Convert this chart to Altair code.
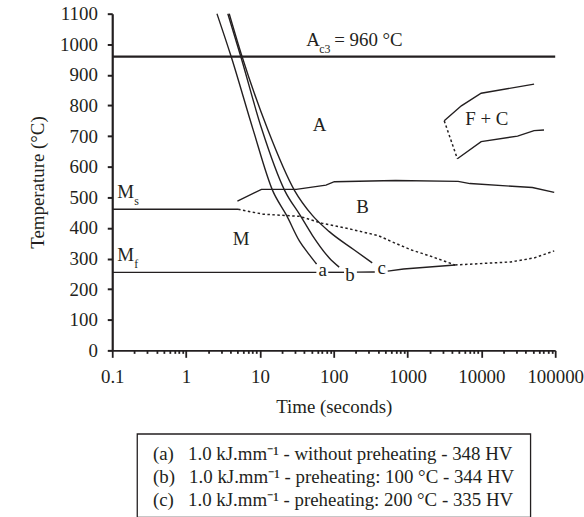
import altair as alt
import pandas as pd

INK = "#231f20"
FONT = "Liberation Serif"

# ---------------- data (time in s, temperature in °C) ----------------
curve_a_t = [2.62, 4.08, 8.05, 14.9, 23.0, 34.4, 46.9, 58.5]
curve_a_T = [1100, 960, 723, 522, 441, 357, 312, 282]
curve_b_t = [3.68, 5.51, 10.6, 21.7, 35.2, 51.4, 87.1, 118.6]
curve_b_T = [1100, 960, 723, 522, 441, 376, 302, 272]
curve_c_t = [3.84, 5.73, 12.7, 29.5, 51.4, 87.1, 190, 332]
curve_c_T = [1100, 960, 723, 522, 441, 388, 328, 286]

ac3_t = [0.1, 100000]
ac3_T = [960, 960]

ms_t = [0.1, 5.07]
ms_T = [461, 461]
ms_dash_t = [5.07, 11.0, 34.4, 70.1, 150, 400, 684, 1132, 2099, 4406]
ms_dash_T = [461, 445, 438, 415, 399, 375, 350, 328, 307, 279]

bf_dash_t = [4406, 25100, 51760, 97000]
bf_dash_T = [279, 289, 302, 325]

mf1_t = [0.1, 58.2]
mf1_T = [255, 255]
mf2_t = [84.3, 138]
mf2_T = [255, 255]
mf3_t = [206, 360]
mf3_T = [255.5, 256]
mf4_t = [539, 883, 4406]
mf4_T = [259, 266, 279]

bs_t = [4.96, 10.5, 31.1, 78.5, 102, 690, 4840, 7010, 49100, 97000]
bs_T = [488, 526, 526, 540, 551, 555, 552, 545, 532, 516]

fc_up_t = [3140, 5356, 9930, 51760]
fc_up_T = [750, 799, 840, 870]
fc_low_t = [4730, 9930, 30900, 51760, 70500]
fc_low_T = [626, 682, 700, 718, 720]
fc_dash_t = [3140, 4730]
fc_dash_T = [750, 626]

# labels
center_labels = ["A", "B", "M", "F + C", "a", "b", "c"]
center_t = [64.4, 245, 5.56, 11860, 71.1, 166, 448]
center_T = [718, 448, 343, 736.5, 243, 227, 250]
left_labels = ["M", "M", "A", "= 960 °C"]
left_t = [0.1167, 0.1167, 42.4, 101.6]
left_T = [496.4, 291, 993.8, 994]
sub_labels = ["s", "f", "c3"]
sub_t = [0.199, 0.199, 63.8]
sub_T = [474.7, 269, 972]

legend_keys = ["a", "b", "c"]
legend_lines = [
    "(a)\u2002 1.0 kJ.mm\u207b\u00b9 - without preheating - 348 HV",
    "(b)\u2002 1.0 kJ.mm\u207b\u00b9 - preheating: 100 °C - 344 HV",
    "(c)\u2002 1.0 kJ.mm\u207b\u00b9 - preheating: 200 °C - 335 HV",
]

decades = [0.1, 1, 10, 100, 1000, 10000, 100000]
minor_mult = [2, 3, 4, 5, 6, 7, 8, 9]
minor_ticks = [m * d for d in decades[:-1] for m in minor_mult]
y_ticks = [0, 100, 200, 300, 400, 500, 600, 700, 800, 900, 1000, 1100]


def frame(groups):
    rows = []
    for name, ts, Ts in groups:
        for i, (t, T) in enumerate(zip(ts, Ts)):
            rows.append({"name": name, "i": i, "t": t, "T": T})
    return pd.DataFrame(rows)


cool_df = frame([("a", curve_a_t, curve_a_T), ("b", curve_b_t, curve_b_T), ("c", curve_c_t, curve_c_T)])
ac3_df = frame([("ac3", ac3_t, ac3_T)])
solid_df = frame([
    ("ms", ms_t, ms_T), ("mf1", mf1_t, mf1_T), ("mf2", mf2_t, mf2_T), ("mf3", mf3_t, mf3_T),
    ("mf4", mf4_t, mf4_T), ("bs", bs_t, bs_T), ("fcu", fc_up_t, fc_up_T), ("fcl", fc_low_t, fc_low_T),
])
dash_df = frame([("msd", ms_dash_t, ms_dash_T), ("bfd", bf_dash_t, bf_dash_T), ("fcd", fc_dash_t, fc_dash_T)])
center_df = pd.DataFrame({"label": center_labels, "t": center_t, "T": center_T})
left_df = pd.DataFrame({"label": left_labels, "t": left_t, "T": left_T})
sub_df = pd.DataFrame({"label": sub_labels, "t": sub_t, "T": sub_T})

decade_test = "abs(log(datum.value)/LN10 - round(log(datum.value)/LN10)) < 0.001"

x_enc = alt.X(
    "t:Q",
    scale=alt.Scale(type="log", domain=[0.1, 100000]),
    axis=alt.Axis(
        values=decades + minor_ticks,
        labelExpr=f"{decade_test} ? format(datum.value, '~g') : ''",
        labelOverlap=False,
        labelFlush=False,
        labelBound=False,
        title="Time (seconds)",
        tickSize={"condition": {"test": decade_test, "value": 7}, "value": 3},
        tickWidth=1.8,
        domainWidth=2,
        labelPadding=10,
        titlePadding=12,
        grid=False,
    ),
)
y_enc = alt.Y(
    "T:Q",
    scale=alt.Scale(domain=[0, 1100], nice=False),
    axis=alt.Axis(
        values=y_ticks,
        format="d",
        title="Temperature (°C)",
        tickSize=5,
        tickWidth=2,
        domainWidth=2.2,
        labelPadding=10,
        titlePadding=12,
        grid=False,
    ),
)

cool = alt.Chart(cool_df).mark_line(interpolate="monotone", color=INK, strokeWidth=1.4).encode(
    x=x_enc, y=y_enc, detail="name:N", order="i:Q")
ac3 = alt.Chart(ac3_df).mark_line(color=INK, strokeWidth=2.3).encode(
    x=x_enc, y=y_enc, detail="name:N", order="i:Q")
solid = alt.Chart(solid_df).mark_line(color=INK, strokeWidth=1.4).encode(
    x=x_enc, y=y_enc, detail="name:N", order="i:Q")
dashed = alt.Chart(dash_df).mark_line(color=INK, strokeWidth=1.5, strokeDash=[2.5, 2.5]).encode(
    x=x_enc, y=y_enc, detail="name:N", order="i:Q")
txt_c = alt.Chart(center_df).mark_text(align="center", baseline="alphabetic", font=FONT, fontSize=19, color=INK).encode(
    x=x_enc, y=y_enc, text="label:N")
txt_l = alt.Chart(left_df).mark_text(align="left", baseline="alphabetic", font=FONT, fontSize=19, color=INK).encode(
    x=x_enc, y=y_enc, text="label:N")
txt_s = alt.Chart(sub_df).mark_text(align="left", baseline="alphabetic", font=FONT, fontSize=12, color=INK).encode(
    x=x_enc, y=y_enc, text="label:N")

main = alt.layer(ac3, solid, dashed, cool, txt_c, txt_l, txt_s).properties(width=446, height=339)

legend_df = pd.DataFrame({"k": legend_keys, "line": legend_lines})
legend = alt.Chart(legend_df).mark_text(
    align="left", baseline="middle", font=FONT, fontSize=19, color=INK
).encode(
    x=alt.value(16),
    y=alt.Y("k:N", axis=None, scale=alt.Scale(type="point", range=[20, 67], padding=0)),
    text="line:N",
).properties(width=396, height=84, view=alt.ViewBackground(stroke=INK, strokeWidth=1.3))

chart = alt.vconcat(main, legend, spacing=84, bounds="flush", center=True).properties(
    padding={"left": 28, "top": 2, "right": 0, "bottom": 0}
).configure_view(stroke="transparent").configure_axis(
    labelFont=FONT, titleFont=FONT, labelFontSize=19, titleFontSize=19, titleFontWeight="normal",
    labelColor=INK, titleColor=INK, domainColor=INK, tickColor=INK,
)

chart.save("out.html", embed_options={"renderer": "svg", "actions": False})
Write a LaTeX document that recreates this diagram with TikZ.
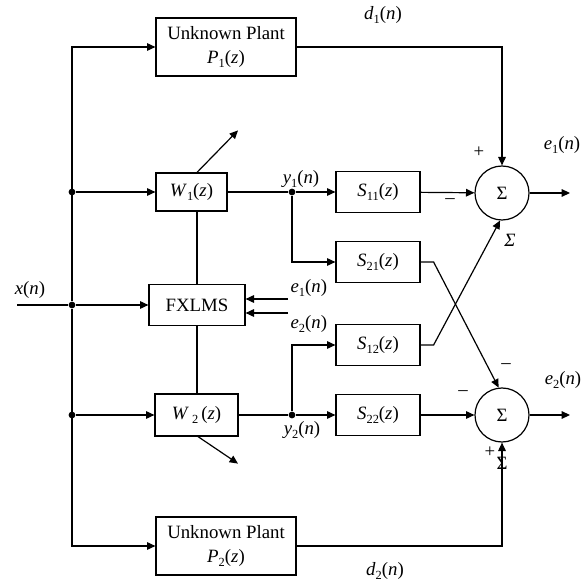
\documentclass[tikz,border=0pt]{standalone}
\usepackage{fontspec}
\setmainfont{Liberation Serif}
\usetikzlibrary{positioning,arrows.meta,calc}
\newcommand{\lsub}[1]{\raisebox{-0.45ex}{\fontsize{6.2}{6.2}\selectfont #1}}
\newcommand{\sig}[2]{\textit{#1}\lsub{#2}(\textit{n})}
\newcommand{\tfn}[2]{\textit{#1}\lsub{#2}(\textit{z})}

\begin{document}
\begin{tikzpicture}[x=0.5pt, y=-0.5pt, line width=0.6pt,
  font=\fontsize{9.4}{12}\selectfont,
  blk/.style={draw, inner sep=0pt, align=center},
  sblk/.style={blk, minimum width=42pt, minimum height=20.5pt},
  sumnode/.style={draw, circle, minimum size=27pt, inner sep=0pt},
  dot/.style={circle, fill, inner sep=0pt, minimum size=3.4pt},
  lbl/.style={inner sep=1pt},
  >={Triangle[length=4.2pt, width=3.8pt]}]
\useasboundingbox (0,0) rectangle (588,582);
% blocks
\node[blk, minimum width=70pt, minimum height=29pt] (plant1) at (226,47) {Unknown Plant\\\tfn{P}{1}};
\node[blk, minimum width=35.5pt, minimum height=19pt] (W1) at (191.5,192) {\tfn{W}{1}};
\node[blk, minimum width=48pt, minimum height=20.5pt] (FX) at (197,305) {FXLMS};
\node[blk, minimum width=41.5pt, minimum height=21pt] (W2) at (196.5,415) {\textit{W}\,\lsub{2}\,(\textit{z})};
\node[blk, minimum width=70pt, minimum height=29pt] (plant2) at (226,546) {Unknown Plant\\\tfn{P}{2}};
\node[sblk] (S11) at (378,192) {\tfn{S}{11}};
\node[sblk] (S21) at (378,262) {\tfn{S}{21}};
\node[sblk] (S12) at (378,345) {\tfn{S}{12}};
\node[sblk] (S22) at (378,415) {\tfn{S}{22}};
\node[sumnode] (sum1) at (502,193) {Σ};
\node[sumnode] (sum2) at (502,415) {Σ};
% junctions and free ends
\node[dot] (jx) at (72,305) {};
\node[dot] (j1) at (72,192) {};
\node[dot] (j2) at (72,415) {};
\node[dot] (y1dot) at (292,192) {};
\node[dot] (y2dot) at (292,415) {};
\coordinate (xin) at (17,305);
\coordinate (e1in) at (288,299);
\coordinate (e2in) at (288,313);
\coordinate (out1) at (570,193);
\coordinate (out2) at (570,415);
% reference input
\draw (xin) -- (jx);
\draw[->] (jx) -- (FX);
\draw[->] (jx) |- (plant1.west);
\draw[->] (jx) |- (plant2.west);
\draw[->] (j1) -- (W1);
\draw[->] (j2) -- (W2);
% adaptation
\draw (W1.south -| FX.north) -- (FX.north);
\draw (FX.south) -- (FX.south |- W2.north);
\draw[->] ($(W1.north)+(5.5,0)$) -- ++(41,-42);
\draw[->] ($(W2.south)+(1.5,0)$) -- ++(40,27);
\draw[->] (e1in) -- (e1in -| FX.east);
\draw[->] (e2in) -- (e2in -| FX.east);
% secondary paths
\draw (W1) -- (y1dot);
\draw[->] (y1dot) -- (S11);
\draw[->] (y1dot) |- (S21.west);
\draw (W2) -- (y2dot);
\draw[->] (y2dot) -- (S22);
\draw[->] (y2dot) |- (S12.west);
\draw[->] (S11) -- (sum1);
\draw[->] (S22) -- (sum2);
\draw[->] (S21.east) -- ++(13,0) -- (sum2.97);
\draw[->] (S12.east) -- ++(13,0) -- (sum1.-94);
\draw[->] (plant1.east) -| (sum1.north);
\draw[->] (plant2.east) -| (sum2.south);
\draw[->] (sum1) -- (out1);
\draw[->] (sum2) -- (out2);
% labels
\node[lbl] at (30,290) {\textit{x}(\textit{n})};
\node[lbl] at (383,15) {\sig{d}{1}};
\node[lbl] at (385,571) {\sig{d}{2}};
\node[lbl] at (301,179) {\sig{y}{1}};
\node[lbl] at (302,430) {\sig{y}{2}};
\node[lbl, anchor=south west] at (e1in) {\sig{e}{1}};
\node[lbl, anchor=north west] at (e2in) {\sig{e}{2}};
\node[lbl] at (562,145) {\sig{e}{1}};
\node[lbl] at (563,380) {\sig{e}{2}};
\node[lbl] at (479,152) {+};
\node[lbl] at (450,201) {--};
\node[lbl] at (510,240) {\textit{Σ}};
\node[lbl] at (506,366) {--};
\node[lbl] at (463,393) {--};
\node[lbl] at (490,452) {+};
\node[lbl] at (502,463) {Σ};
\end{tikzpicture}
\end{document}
++++++++
▸ **WORK TO DO**
Print exactly the first line of the entries and every line after it through the one that contains "bf_dash_T = [279, 289, 302, 325]", leaving the pictures out.

▸ **SOLUTION TO THIS TASK**
Convert this chart to Altair code.
import altair as alt
import pandas as pd

INK = "#231f20"
FONT = "Liberation Serif"

# ---------------- data (time in s, temperature in °C) ----------------
curve_a_t = [2.62, 4.08, 8.05, 14.9, 23.0, 34.4, 46.9, 58.5]
curve_a_T = [1100, 960, 723, 522, 441, 357, 312, 282]
curve_b_t = [3.68, 5.51, 10.6, 21.7, 35.2, 51.4, 87.1, 118.6]
curve_b_T = [1100, 960, 723, 522, 441, 376, 302, 272]
curve_c_t = [3.84, 5.73, 12.7, 29.5, 51.4, 87.1, 190, 332]
curve_c_T = [1100, 960, 723, 522, 441, 388, 328, 286]

ac3_t = [0.1, 100000]
ac3_T = [960, 960]

ms_t = [0.1, 5.07]
ms_T = [461, 461]
ms_dash_t = [5.07, 11.0, 34.4, 70.1, 150, 400, 684, 1132, 2099, 4406]
ms_dash_T = [461, 445, 438, 415, 399, 375, 350, 328, 307, 279]

bf_dash_t = [4406, 25100, 51760, 97000]
bf_dash_T = [279, 289, 302, 325]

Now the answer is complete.